In this case, the Supreme Court held that the determination of age of the victim is a matter of trial and could not be done at the stage of bail. If the question of age is raised at the stage of bail, it is only open for the Court to take a prima facie view as to the age of the victim, not one on the correctness of the documents since that would amount to a mini trial.

While upholding the bail granted to the accused in this case, the Supreme Court used this judgement to raise alarm bells to say that the Pocso Act is often misused, where the age of the victim is misrepresented to make the incident fall under the stringent provisions of the law, or in instances where the law is used by families in opposition to relationships between young people.

It observed that often Pocso cases were filed at the behest of a girl’s family objecting to romantic involvement with a young boy due to which the young boys languished in jails. With these observations, it recommended the legislation to introduce a Romeo-Juliet clause exempting genuine adolescent relationships from the Act.

Romeo-Juliet clauses are a welcome consideration, and certainly a step in the right direction. This is a legal provision exempting coverage of the law where teenagers are in consensual sexual relationships and the age difference between them is not more than three or four years. In such an instance, a Romeo-Juliet clause would provide an exemption to the age of consent under 18 years.

Key provisions for such exemptions would be: (a) that the relationship must be consensual, without violence or intimidation; (b) the members must be adolescents over 14 or 16 years of age; and (c) the maximum age difference between them must be 3 to 4 years.

In the Indian context, the variables that would need to be examined are what the age of consent would be in such a case, whether it should be 16 years or lower, and also what the maximum age difference should be.

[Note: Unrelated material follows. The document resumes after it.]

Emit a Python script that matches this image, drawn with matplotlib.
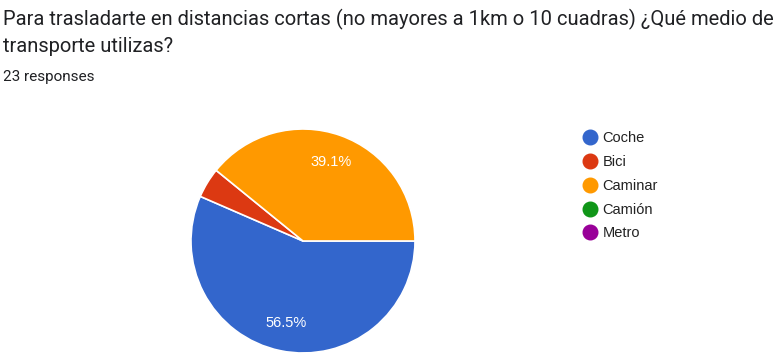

In many countries, the age difference is three years, and in other countries the maximum age difference is four or five years. The law would also need to provide as to how consent would be established in such cases. Hence, before introducing any Romeo-Juliet clause, there is a serious need for an empirical study of cases filed under the Pocso Act, which studies the ages of the parties involved and identifies cases where there is express consent.

Reaching a consensus regarding the age of sexual consent or the maximum age difference is a difficult task, because the law must protect both sexual freedom for young persons and sexual indemnity in consensual relationships.

Introducing the Romeo-Juliet clause could be fundamental in protecting legal rights, freedom and autonomy for adolescents and young persons as long as adolescents have consented to have sexual relations with a person close to them in age, so that there is no power imbalance and coercion.

Such law reform also needs to be accompanied with sex education and awareness for adolescents to ensure that they fully understand the meaning of consent in sexual relations.

While this is a positive development and a progressive direction for law reform, there are serious areas of concern. Repeated observations are made by the courts that Pocso complaints are false and that the law is being misused. This has been raised by the High Courts and the Supreme Court not only to imply that girls’ families are filing cases when they are unhappy with their relationships, but also to observe that complaints can sometimes be false when they are filed against close relatives including fathers, uncles or other relatives for child abuse.

In many such cases, courts have made observations that the Pocso Act is being misused. Such observations are dangerous, as they have the effect of casting doubt on the use of the entire legislation and affects genuine complaints that are filed. This has happened in the case of Section 498-A concerning domestic violence, of the Scheduled Caste and Scheduled Tribe (Prevention of Atrocities) Act 1989. Such observations are harmful and affect women and girls disproportionately.

While we explore progressive options for law reform, let us also be cautious and restrain blanket claims of misuse of the law, because the ultimate object of the law is to protect minors and adolescents from sexual assault and not cast doubt in every case. Let us not throw out the baby with the bathwater.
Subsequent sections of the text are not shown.